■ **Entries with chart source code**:
***

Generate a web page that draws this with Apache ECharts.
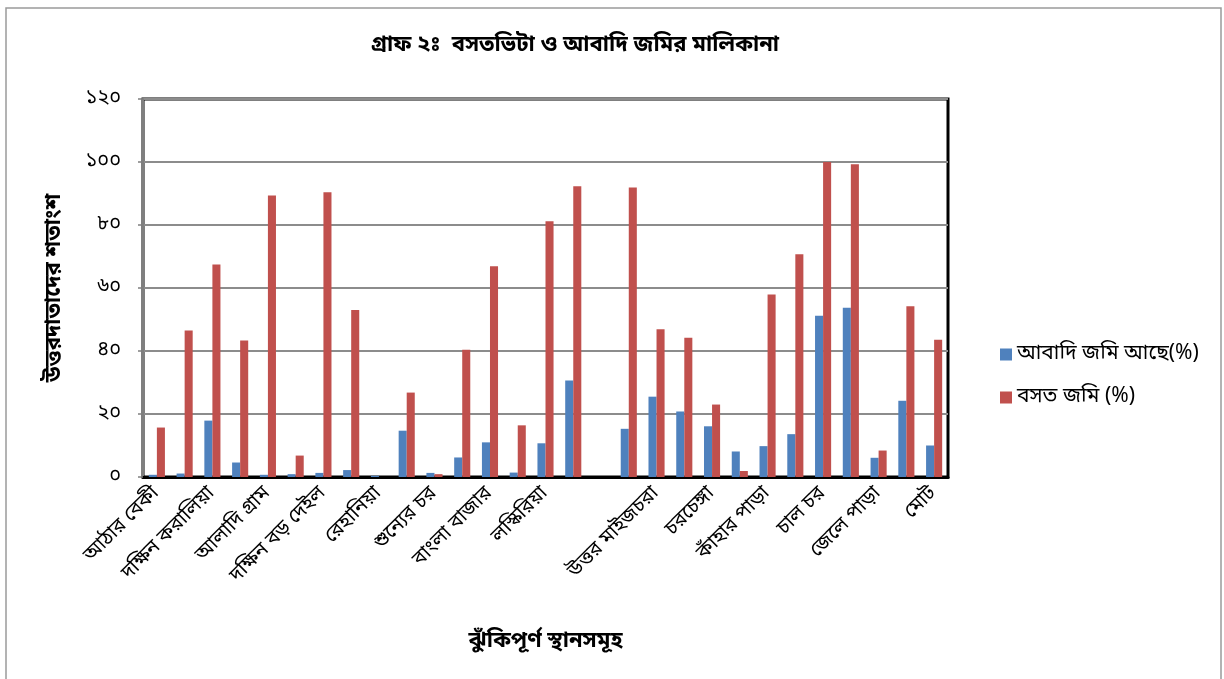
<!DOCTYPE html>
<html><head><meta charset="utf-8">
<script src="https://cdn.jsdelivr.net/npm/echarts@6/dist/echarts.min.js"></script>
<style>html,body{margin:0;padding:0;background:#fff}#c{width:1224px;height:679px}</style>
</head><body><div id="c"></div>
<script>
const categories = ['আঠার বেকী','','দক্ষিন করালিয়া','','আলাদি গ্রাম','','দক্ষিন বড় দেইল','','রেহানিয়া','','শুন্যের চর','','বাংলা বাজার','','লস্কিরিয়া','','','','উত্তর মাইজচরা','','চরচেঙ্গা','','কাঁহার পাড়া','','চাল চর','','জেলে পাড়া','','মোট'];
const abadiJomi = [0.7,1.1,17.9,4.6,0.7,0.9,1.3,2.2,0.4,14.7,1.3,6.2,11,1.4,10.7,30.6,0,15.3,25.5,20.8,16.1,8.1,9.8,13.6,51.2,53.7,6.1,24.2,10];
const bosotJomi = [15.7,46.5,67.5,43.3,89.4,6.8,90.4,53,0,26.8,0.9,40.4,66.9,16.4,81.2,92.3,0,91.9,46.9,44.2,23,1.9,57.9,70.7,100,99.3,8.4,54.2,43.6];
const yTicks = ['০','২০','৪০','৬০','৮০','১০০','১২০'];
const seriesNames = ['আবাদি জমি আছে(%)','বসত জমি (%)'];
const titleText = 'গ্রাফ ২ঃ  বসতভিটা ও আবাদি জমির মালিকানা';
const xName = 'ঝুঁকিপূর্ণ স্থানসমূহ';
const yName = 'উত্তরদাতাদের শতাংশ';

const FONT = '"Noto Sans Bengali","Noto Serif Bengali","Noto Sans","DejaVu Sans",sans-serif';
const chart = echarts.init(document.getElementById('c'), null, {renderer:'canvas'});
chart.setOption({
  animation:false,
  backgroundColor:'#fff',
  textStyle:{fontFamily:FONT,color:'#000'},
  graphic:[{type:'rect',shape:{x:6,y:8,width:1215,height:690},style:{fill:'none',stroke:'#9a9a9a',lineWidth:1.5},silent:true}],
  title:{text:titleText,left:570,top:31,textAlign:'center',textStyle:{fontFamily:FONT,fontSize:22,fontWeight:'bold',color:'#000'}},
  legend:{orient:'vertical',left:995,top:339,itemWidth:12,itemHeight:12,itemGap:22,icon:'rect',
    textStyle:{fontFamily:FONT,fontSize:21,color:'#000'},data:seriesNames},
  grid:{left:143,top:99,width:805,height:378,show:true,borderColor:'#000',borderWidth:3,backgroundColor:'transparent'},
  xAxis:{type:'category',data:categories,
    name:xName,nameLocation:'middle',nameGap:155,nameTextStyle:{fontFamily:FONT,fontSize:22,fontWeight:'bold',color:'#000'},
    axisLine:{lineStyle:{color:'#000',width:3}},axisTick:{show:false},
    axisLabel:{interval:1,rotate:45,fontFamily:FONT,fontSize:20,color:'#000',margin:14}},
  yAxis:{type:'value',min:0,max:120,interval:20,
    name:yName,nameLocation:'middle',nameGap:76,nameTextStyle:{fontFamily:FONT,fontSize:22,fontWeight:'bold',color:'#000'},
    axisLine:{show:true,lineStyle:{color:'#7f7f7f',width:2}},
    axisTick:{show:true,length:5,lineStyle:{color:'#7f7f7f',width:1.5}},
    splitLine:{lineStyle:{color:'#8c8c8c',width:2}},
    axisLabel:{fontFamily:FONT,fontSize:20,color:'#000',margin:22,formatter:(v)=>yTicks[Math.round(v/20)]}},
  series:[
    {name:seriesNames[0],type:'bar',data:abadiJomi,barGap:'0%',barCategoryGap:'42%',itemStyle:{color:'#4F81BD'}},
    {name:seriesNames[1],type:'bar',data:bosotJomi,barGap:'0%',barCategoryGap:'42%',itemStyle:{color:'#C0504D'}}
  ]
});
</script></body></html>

***

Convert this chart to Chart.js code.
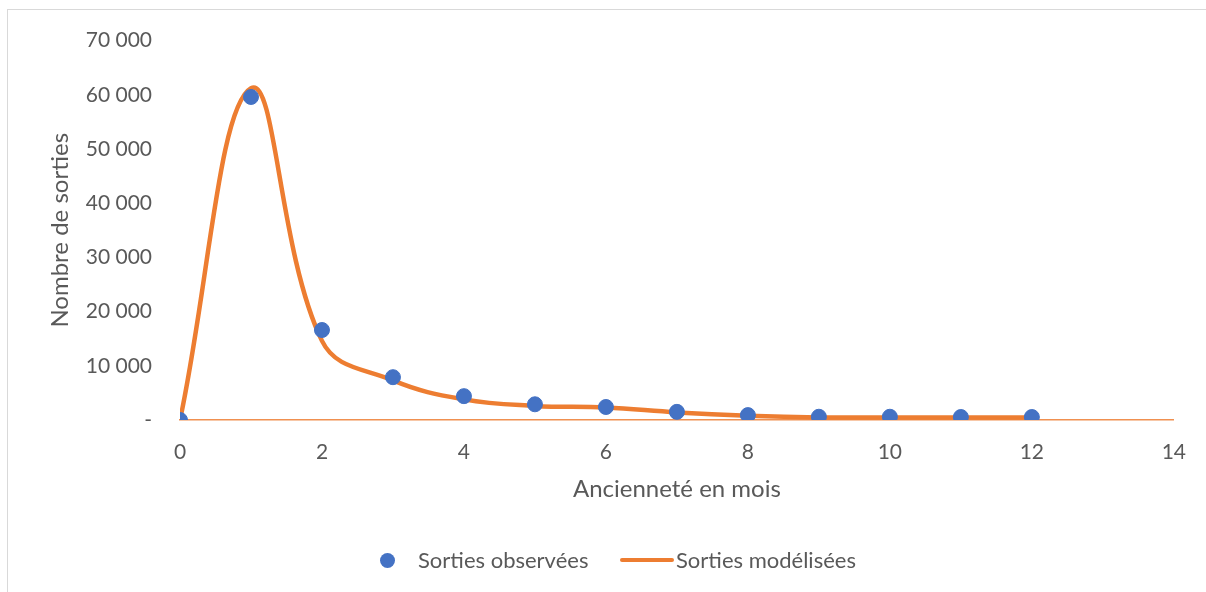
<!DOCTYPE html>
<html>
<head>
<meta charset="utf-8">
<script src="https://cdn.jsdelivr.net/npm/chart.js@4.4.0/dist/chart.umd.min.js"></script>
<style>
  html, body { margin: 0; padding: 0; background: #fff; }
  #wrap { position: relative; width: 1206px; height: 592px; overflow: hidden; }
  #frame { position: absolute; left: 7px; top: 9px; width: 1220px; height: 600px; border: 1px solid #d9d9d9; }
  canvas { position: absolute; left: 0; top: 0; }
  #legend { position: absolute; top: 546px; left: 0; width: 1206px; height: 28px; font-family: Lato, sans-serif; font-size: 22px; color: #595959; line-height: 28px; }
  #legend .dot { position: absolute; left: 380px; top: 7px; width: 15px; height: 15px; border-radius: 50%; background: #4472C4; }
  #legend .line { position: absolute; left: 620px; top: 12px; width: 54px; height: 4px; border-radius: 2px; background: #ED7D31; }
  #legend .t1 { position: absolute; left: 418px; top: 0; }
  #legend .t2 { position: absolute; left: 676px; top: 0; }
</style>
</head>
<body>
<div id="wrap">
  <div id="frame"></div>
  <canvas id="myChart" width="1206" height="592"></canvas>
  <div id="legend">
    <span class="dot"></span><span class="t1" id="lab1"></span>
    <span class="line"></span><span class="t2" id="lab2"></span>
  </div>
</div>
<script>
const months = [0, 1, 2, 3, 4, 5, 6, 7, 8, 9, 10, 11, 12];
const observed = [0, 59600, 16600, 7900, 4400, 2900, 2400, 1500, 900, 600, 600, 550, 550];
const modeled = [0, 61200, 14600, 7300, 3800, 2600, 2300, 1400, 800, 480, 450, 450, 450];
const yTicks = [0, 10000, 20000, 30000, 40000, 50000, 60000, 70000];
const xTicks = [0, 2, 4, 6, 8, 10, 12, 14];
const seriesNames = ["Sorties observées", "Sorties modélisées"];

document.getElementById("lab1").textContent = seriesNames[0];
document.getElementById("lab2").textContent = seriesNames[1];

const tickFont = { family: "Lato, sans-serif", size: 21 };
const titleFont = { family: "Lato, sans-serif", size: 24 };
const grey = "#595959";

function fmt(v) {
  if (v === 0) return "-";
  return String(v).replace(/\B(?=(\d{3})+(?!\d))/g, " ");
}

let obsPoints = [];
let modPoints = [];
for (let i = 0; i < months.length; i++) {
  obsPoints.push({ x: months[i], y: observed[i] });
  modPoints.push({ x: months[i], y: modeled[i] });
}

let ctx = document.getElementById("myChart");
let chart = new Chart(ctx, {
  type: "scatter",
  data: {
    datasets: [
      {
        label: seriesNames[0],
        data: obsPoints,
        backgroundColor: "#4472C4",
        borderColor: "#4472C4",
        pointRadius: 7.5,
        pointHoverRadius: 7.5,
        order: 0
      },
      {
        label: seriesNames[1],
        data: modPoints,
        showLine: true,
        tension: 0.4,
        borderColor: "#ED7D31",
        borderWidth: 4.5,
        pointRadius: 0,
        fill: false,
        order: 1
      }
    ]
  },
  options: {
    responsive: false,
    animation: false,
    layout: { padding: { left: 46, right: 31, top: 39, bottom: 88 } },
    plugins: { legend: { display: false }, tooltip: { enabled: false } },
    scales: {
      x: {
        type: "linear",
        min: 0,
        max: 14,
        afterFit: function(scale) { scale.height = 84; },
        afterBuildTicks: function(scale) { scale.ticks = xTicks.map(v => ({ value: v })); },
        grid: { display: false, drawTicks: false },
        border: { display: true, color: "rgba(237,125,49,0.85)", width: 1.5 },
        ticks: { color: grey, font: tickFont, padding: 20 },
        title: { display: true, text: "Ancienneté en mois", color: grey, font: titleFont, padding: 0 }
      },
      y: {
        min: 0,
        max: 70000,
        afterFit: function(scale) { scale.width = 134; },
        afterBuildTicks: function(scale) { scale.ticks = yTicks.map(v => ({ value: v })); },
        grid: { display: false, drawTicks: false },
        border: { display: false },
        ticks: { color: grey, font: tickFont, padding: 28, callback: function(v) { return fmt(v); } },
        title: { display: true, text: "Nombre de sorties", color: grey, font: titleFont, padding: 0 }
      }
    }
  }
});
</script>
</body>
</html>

***

■ **REQUIREMENT**: Quote the lines above exactly, starting with the one that has "Generate a web" and ending with the one that has "const yName = 'উত্তরদাতাদের শতাংশ';"; drop the pictures and include nothing else.

■ **EXERCISE RESULT**:
Generate a web page that draws this with Apache ECharts.
<!DOCTYPE html>
<html><head><meta charset="utf-8">
<script src="https://cdn.jsdelivr.net/npm/echarts@6/dist/echarts.min.js"></script>
<style>html,body{margin:0;padding:0;background:#fff}#c{width:1224px;height:679px}</style>
</head><body><div id="c"></div>
<script>
const categories = ['আঠার বেকী','','দক্ষিন করালিয়া','','আলাদি গ্রাম','','দক্ষিন বড় দেইল','','রেহানিয়া','','শুন্যের চর','','বাংলা বাজার','','লস্কিরিয়া','','','','উত্তর মাইজচরা','','চরচেঙ্গা','','কাঁহার পাড়া','','চাল চর','','জেলে পাড়া','','মোট'];
const abadiJomi = [0.7,1.1,17.9,4.6,0.7,0.9,1.3,2.2,0.4,14.7,1.3,6.2,11,1.4,10.7,30.6,0,15.3,25.5,20.8,16.1,8.1,9.8,13.6,51.2,53.7,6.1,24.2,10];
const bosotJomi = [15.7,46.5,67.5,43.3,89.4,6.8,90.4,53,0,26.8,0.9,40.4,66.9,16.4,81.2,92.3,0,91.9,46.9,44.2,23,1.9,57.9,70.7,100,99.3,8.4,54.2,43.6];
const yTicks = ['০','২০','৪০','৬০','৮০','১০০','১২০'];
const seriesNames = ['আবাদি জমি আছে(%)','বসত জমি (%)'];
const titleText = 'গ্রাফ ২ঃ  বসতভিটা ও আবাদি জমির মালিকানা';
const xName = 'ঝুঁকিপূর্ণ স্থানসমূহ';
const yName = 'উত্তরদাতাদের শতাংশ';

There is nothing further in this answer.